A rise in consumer prices fueled by the energy crisis in Europe took a toll on the economies of European nations, causing growth to stall and market participants to rethink their risk appetites.
Despite marker players reassessing their appetite for risk, the Euro-area economy expanded more than initially expected as the gross domestic product (GDP) rose by 0.8% for the second quarter of 2022, propped up by consumer and government spending, according to Eurostat data released on September 7.
On the other hand, the contribution by external trade was negative, since both exports and imports went up by 1.3% and 1.8%, respectively.
Member state contribution
The block’s largest economic engine, Germany, grew by a paltry 0.1%, with France expanding by 0.5% and Italy and Spain each growing by 1.1%. The Netherlands led the pack with a 2.6% expansion, followed by Romania and Croatia, which grew 2.1% and 2%, respectively.
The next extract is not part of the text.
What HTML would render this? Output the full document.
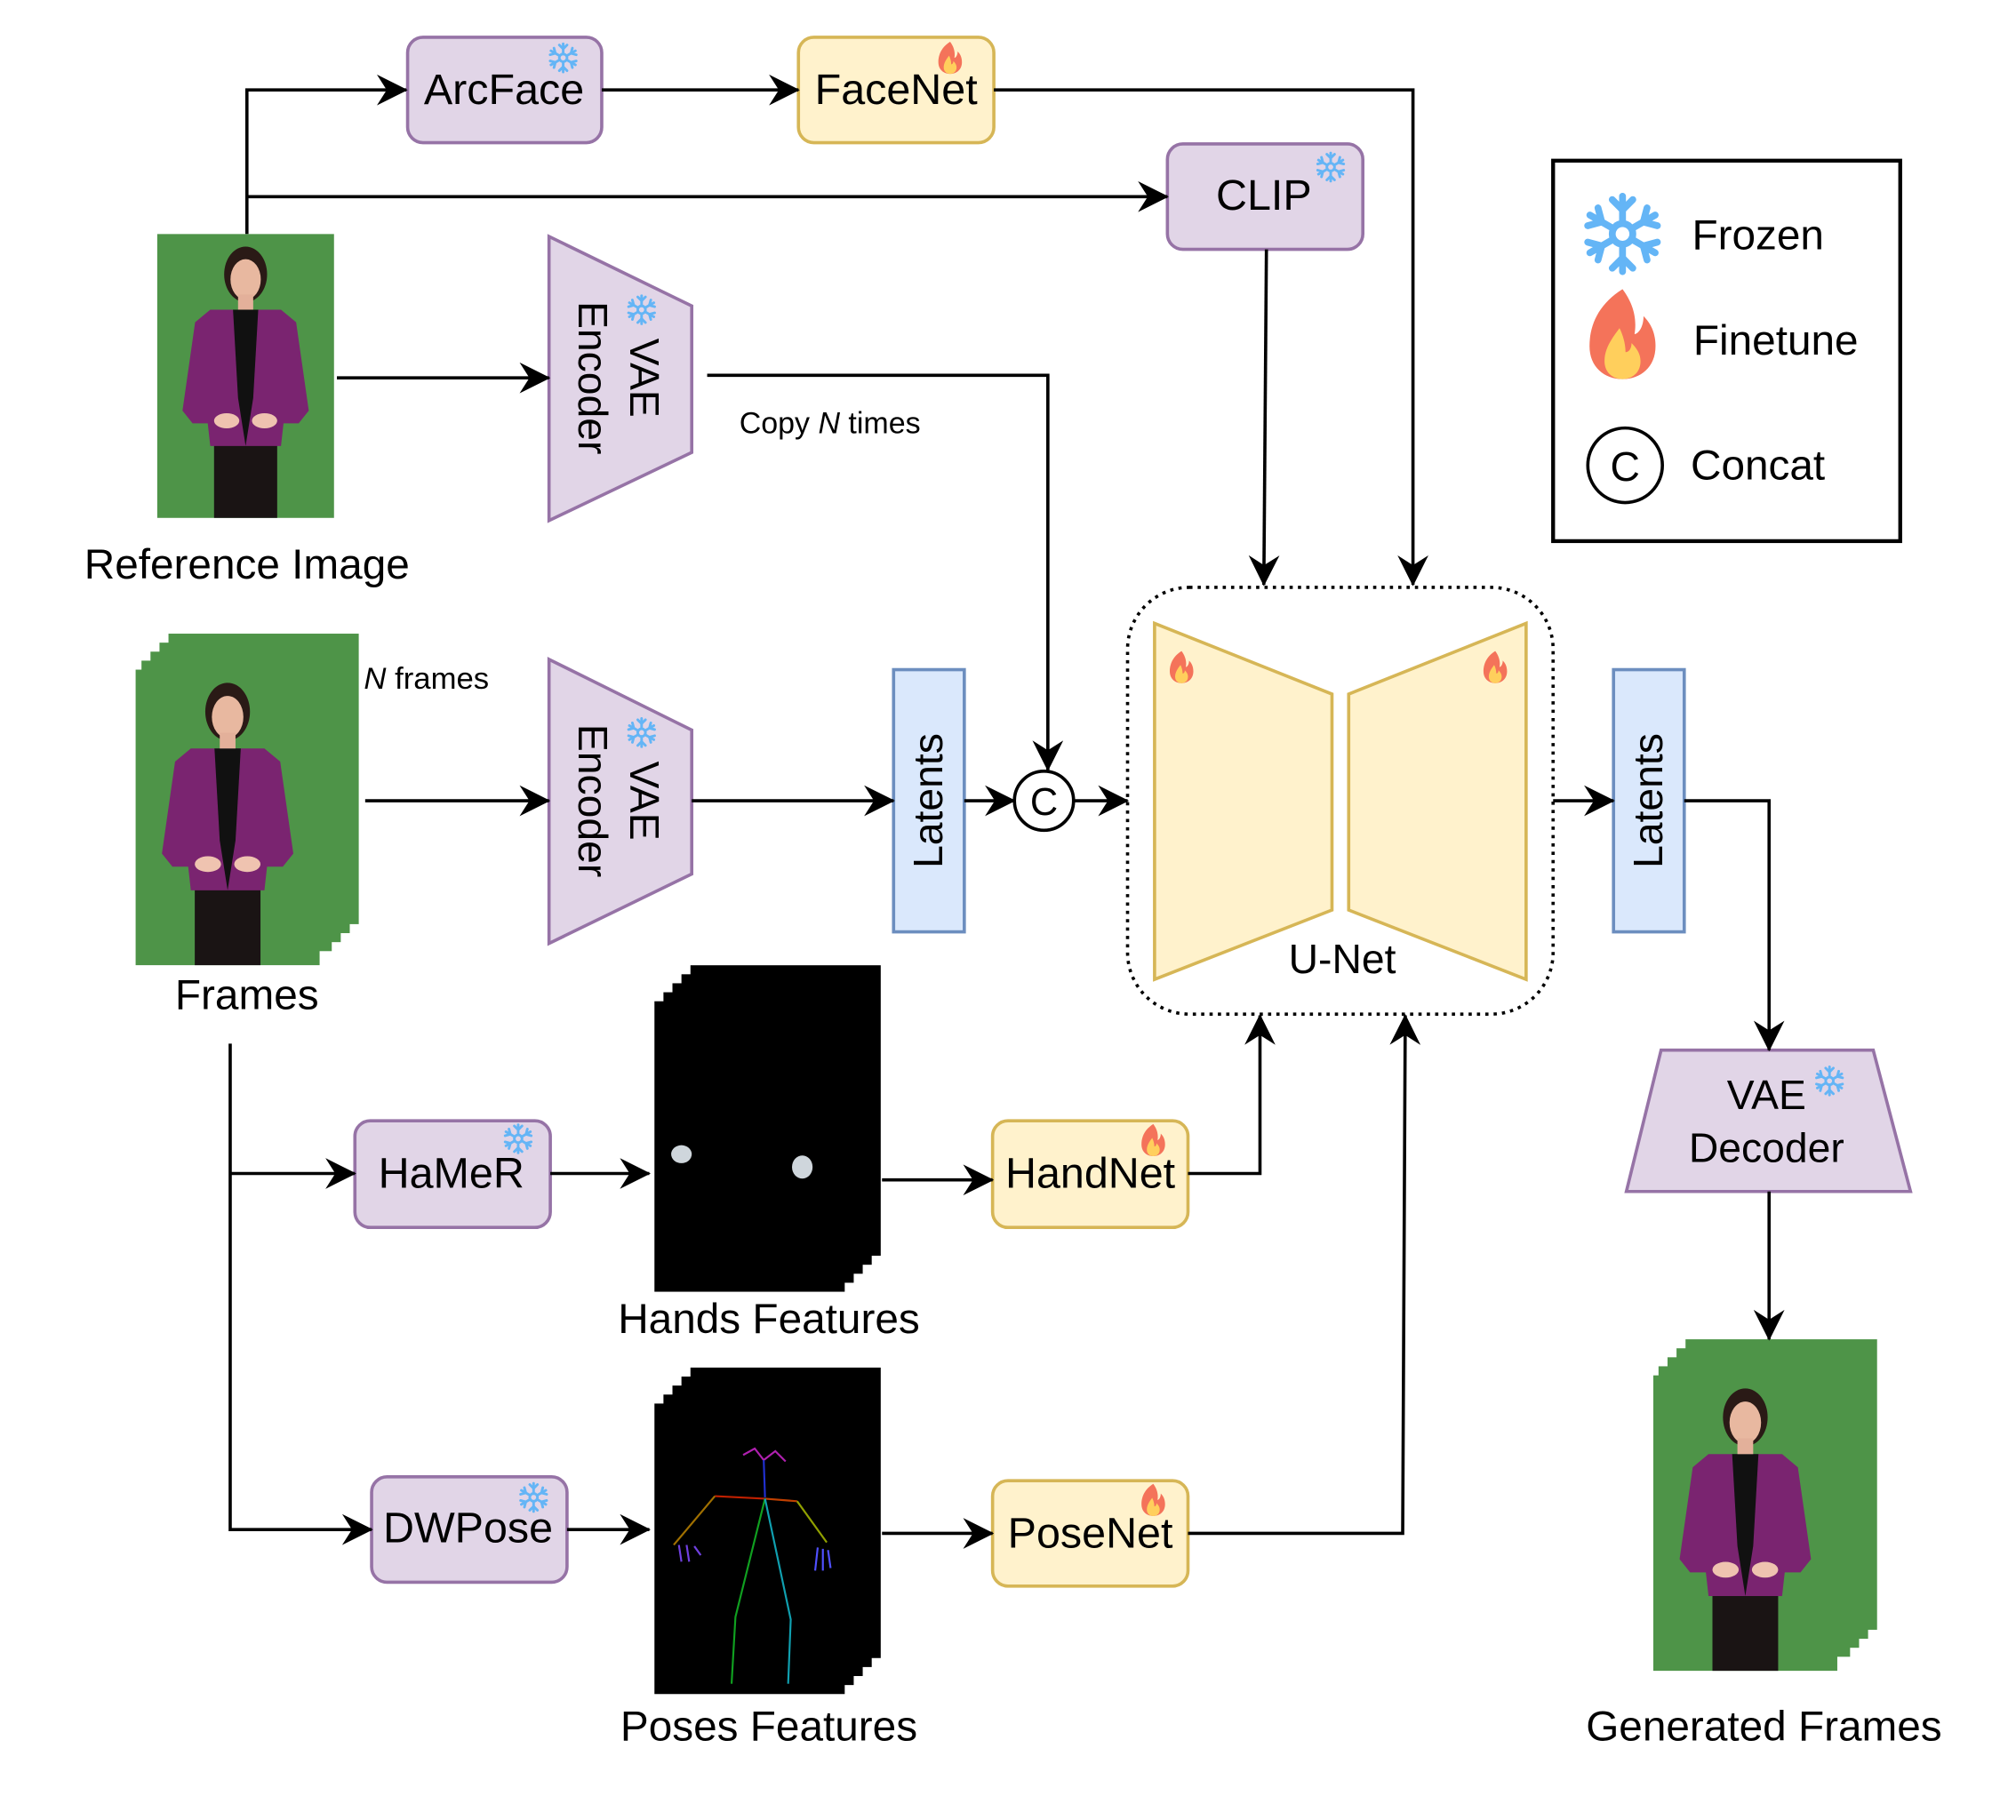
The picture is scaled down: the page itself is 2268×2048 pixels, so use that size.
<!DOCTYPE html>
<html><head><meta charset="utf-8"><style>
html,body{margin:0;padding:0;background:#fff}
svg{display:block}
text{font-family:"Liberation Sans",sans-serif;fill:#000}
</style></head><body>
<svg width="2268" height="2048" viewBox="0 0 1568 1416" xmlns="http://www.w3.org/2000/svg">
<defs>
<marker id="a" viewBox="0 0 22 22" refX="21" refY="11" markerWidth="24" markerHeight="24" markerUnits="userSpaceOnUse" orient="auto">
<path d="M0,0 L22,11 L0,22 L7,11 Z" fill="#000"/></marker>
<symbol id="snow" viewBox="-12 -12 24 24">
<g stroke="#64b5f6" stroke-width="2" stroke-linecap="round" fill="none">
<g id="arm"><line x1="0" y1="-3" x2="0" y2="-11"/><line x1="0" y1="-7" x2="-3" y2="-10"/><line x1="0" y1="-7" x2="3" y2="-10"/></g>
<use href="#arm" transform="rotate(60)"/><use href="#arm" transform="rotate(120)"/><use href="#arm" transform="rotate(180)"/><use href="#arm" transform="rotate(240)"/><use href="#arm" transform="rotate(300)"/>
<circle r="3"/></g></symbol>
<symbol id="fire" viewBox="0 0 24 30">
<path d="M12,0 C4,5 1,12 1,19 C1,26 6,30 12,30 C18,30 23,26 23,19 C23,14 21,11 19,9 C19,13 17,15 16,15 C17,9 15,4 12,0 Z" fill="#f4735a"/>
<path d="M11,13 C8,17 6,20 6,24 C6,28 9,30 12,30 C15,30 18,28 18,24 C18,21 16,19 15,18 C15,20 14,21 13,21 C13,18 12,15 11,13 Z" fill="#ffcf5c"/></symbol>
<symbol id="person" viewBox="0 0 140 225">
<rect width="140" height="225" fill="#4e9448"/>
<rect x="45" y="155" width="50" height="70" fill="#1a1414"/>
<path d="M42,60 L98,60 L110,70 L120,140 L112,150 L100,150 L98,168 L42,168 L40,150 L28,150 L20,140 L30,70 Z" fill="#7a2470"/>
<path d="M60,60 L80,60 L76,130 L70,168 L64,130 Z" fill="#111"/>
<ellipse cx="70" cy="32" rx="17" ry="22" fill="#2a1a16"/>
<ellipse cx="70" cy="36" rx="12" ry="16" fill="#e8b8a0"/>
<rect x="64" y="48" width="12" height="12" fill="#e3b09a"/>
<ellipse cx="55" cy="148" rx="10" ry="6" fill="#efc3b0"/><ellipse cx="85" cy="148" rx="10" ry="6" fill="#efc3b0"/>
</symbol>
</defs>

<use href="#person" x="122" y="182" width="138" height="221" preserveAspectRatio="none"/>
<text x="192" y="450" font-size="33" text-anchor="middle">Reference Image</text>

<g fill="#4e9448">
<rect x="131" y="493" width="148" height="226"/>
<rect x="124" y="500" width="148" height="226"/>
<rect x="117" y="507" width="148" height="226"/>
<rect x="110" y="514" width="148" height="226"/>
</g>
<use href="#person" x="103" y="521" width="148" height="230" preserveAspectRatio="none"/>
<text x="192" y="785" font-size="33" text-anchor="middle">Frames</text>
<text x="283" y="536" font-size="24"><tspan font-style="italic">N</tspan> frames</text>

<g fill="#4e9448">
<rect x="1311" y="1042" width="149" height="226"/>
<rect x="1304" y="1049" width="149" height="226"/>
<rect x="1297" y="1056" width="149" height="226"/>
<rect x="1290" y="1063" width="149" height="226"/>
</g>
<use href="#person" x="1283" y="1070" width="149" height="230" preserveAspectRatio="none"/>
<text x="1372" y="1354" font-size="33" text-anchor="middle">Generated Frames</text>

<g fill="#000">
<rect x="537" y="751" width="148" height="226"/>
<rect x="530" y="758" width="148" height="226"/>
<rect x="523" y="765" width="148" height="226"/>
<rect x="516" y="772" width="148" height="226"/>
<rect x="509" y="779" width="148" height="226"/>
</g>
<ellipse cx="530" cy="898" rx="8" ry="7" fill="#cfd6dc"/>
<ellipse cx="624" cy="908" rx="8" ry="9" fill="#cfd6dc"/>
<text x="598" y="1037" font-size="33" text-anchor="middle">Hands Features</text>

<g fill="#000">
<rect x="537" y="1064" width="148" height="226"/>
<rect x="530" y="1071" width="148" height="226"/>
<rect x="523" y="1078" width="148" height="226"/>
<rect x="516" y="1085" width="148" height="226"/>
<rect x="509" y="1092" width="148" height="226"/>
</g>
<g fill="none" stroke-width="1.5">
<path d="M578,1132 L587,1127 L594,1136 L603,1129 L611,1137" stroke="#b020b0"/>
<line x1="594" y1="1136" x2="595" y2="1165" stroke="#2030d0"/>
<line x1="556" y1="1164" x2="595" y2="1166" stroke="#c02000"/>
<line x1="595" y1="1166" x2="620" y2="1168" stroke="#c04000"/>
<line x1="556" y1="1164" x2="524" y2="1202" stroke="#a07000"/>
<line x1="620" y1="1168" x2="643" y2="1200" stroke="#90a000"/>
<path d="M595,1166 L572,1258 L569,1310" stroke="#10a020"/>
<path d="M595,1166 L615,1260 L613,1310" stroke="#10a0b0"/>
<path d="M528,1202 L530,1215 M534,1202 L536,1215 M540,1203 L545,1210" stroke="#7040e0"/>
<path d="M636,1204 L634,1222 M640,1205 L640,1222 M644,1206 L646,1220" stroke="#5050ff"/>
</g>
<text x="598" y="1354" font-size="33" text-anchor="middle">Poses Features</text>

<g stroke-width="2.5">
<rect x="317" y="29" width="151" height="82" rx="12" fill="#e1d5e7" stroke="#9673a6"/>
<rect x="621" y="29" width="152" height="82" rx="12" fill="#fff2cc" stroke="#d6b656"/>
<rect x="908" y="112" width="152" height="82" rx="12" fill="#e1d5e7" stroke="#9673a6"/>
<rect x="276" y="872" width="152" height="83" rx="12" fill="#e1d5e7" stroke="#9673a6"/>
<rect x="289" y="1149" width="152" height="82" rx="12" fill="#e1d5e7" stroke="#9673a6"/>
<rect x="772" y="872" width="152" height="83" rx="12" fill="#fff2cc" stroke="#d6b656"/>
<rect x="772" y="1152" width="152" height="82" rx="12" fill="#fff2cc" stroke="#d6b656"/>
<rect x="695" y="521" width="55" height="204" fill="#dae8fc" stroke="#6c8ebf"/>
<rect x="1255" y="521" width="55" height="204" fill="#dae8fc" stroke="#6c8ebf"/>
<polygon points="427,184 538,238 538,352 427,405" fill="#e1d5e7" stroke="#9673a6"/>
<polygon points="427,513 538,568 538,680 427,734" fill="#e1d5e7" stroke="#9673a6"/>
<polygon points="1292,817 1457,817 1486,927 1265,927" fill="#e1d5e7" stroke="#9673a6"/>
<polygon points="898,485 1036,540 1036,708 898,762" fill="#fff2cc" stroke="#d6b656"/>
<polygon points="1049,540 1187,485 1187,762 1049,708" fill="#fff2cc" stroke="#d6b656"/>
</g>
<rect x="877" y="457" width="331" height="332" rx="48" fill="none" stroke="#000" stroke-width="2.5" stroke-dasharray="2.5,4"/>
<text x="1044" y="757" font-size="32" text-anchor="middle">U-Net</text>

<g font-size="33.5" text-anchor="middle">
<text x="392" y="81">ArcFace</text>
<text x="697" y="81">FaceNet</text>
<text x="983" y="163">CLIP</text>
<text x="351" y="924">HaMeR</text>
<text x="364" y="1200">DWPose</text>
<text x="848" y="924">HandNet</text>
<text x="848" y="1204">PoseNet</text>
<text x="1374" y="863" font-size="32">VAE</text>
<text x="1374" y="904" font-size="32">Decoder</text>
</g>
<g font-size="32" text-anchor="middle">
<text transform="translate(722,623) rotate(-90)" y="11">Latents</text>
<text transform="translate(1282,623) rotate(-90)" y="11">Latents</text>
<text transform="translate(482,294) rotate(90)"><tspan x="0" y="-8">VAE</tspan><tspan x="0" y="32">Encoder</tspan></text>
<text transform="translate(482,623) rotate(90)"><tspan x="0" y="-8">VAE</tspan><tspan x="0" y="32">Encoder</tspan></text>
</g>
<text x="575" y="337" font-size="23.5">Copy <tspan font-style="italic">N</tspan> times</text>

<use href="#snow" x="426" y="33" width="24" height="24"/>
<use href="#snow" x="1023" y="118" width="24" height="24"/>
<use href="#snow" x="391" y="874" width="24" height="24"/>
<use href="#snow" x="403" y="1153" width="24" height="24"/>
<use href="#snow" x="1411" y="829" width="24" height="24"/>
<use href="#snow" x="487" y="229" width="24" height="24"/>
<use href="#snow" x="487" y="558" width="24" height="24"/>
<use href="#fire" x="729" y="32" width="20" height="26"/>
<use href="#fire" x="887" y="874" width="20" height="26"/>
<use href="#fire" x="887" y="1154" width="20" height="26"/>
<use href="#fire" x="909" y="506" width="20" height="26"/>
<use href="#fire" x="1153" y="506" width="20" height="26"/>

<circle cx="812" cy="623" r="23" fill="#fff" stroke="#000" stroke-width="2.5"/>
<text x="812" y="634" font-size="30" text-anchor="middle">C</text>

<rect x="1208" y="125" width="270" height="296" fill="none" stroke="#000" stroke-width="3"/>
<use href="#snow" x="1230" y="150" width="64" height="64"/>
<use href="#fire" x="1234" y="224" width="56" height="72"/>
<circle cx="1264" cy="362" r="29" fill="none" stroke="#000" stroke-width="2.5"/>
<text x="1264" y="374" font-size="32" text-anchor="middle">C</text>
<text x="1316" y="194" font-size="33">Frozen</text>
<text x="1317" y="276" font-size="33">Finetune</text>
<text x="1315" y="373" font-size="33">Concat</text>

<g fill="none" stroke="#000" stroke-width="2.5" marker-end="url(#a)">
<path d="M192,182 L192,70 L316,70"/>
<path d="M192,153 L908,153"/>
<path d="M468,70 L621,70"/>
<path d="M773,70 L1099,70 L1099,455"/>
<path d="M985,194 L983,455"/>
<path d="M262,294 L427,294"/>
<path d="M550,292 L815,292 L815,599"/>
<path d="M284,623 L427,623"/>
<path d="M538,623 L695,623"/>
<path d="M750,623 L789,623"/>
<path d="M835,623 L877,623"/>
<path d="M1208,623 L1255,623"/>
<path d="M1310,623 L1376,623 L1376,817"/>
<path d="M1376,927 L1376,1042"/>
<path d="M179,913 L276,913"/>
<path d="M179,812 L179,1190 L289,1190"/>
<path d="M428,913 L505,913"/>
<path d="M686,918 L772,918"/>
<path d="M924,913 L980,913 L980,790"/>
<path d="M441,1190 L505,1190"/>
<path d="M686,1193 L772,1193"/>
<path d="M924,1193 L1091,1193 L1093,790"/>
</g>
</svg>
</body></html>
Following GDP growth were the employment numbers, which expanded by 0.4% in the Euro area, compared to the previous quarter. Year-on-Year (YoY), the employment numbers also grew by 2.7%, followed by an increase in the number of hours people worked by 3.7% YoY.
Among the member states, the highest employment growth was seen in Lithuania, followed by the Czech Republic and Ireland, growing 3.1%, 1.6%, and 1.6%, respectively. On the opposite spectrum, employment contracted in Spain by 1.1%, Portugal by 0.7%, and Estonia by 0.6%.
Future remains uncertain
Despite the solid numbers, there are expectations that the economic growth will decelerate significantly in the second part of the year and into 2023, as recession expectations are increasing.
Further, the historically high inflation might squeeze consumers further, putting pressure on firms’ bottom line, thus spiraling into a full-blown growth stagnation and slowdown.